Com 88 dias no relógio, Belém se prepara para um evento que transcenderá a diplomacia. Será um encontro de mundos, um choque de realidades e uma encruzilhada para o futuro climático. As decisões tomadas aqui, sob a sombra da floresta e o testemunho de seus povos, determinarão se a humanidade pode, de fato, alinhar suas ações com suas promessas. O mundo estará observando, esperando que a verdade que emana da Amazônia seja suficiente para, finalmente, nos mover na direção certa.
Repercussões nos preços das hospedagens
Hotéis e acomodações em Belém elevaram os valores das diárias em até 10 a 15 vezes em relação ao normal, com algumas opções ultrapassando US$ 600 por noite, com isso, delegações de países em desenvolvimento alegam que os custos inviabilizam sua participação. Uma carta assinada por mais de 25 países chegou a pedir a mudança da sede do evento.
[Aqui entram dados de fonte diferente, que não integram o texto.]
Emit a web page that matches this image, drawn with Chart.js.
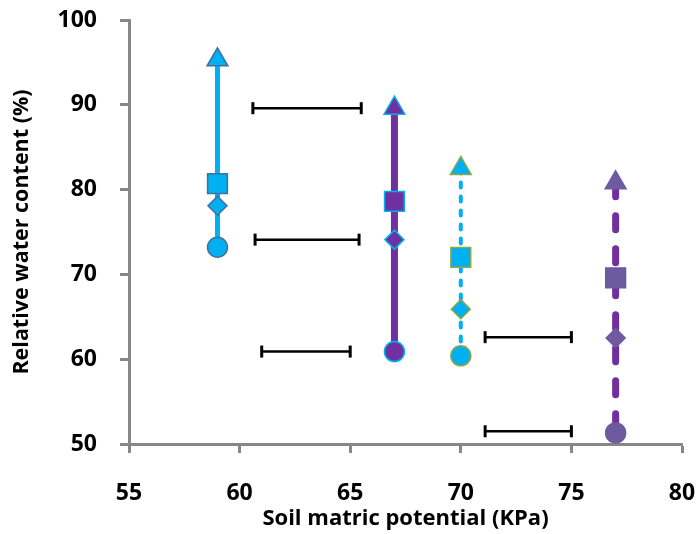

O presidente da COP30, André Corrêa do Lago, alertou que a exclusão de países por questões financeiras pode comprometer a legitimidade dos acordos firmados. Marina Silva e outros representantes do governo federal afirmaram que estão trabalhando para tornar os preços “compatíveis e justos”. Uma plataforma oficial foi lançada com opções mais acessíveis, mas ainda enfrenta críticas pela qualidade e exigências de reserva. O Observatório do Clima alertou que os preços elevados ameaçam tornar a COP30 a menos inclusiva da história, afastando representantes da sociedade civil global.
Os representantes do setor hoteleiro do Pará acusaram o governo de desorganização e afirmaram que cumpriram as demandas iniciais, culpando a Secretaria da COP30 pela falta de coordenação.
A COP30 está marcada para novembro de 2025, e apesar das tensões, o governo brasileiro reafirma que “não há plano B”, o evento será em Belém. A crise de hospedagem se tornou um símbolo dos desafios logísticos e diplomáticos que cercam a conferência.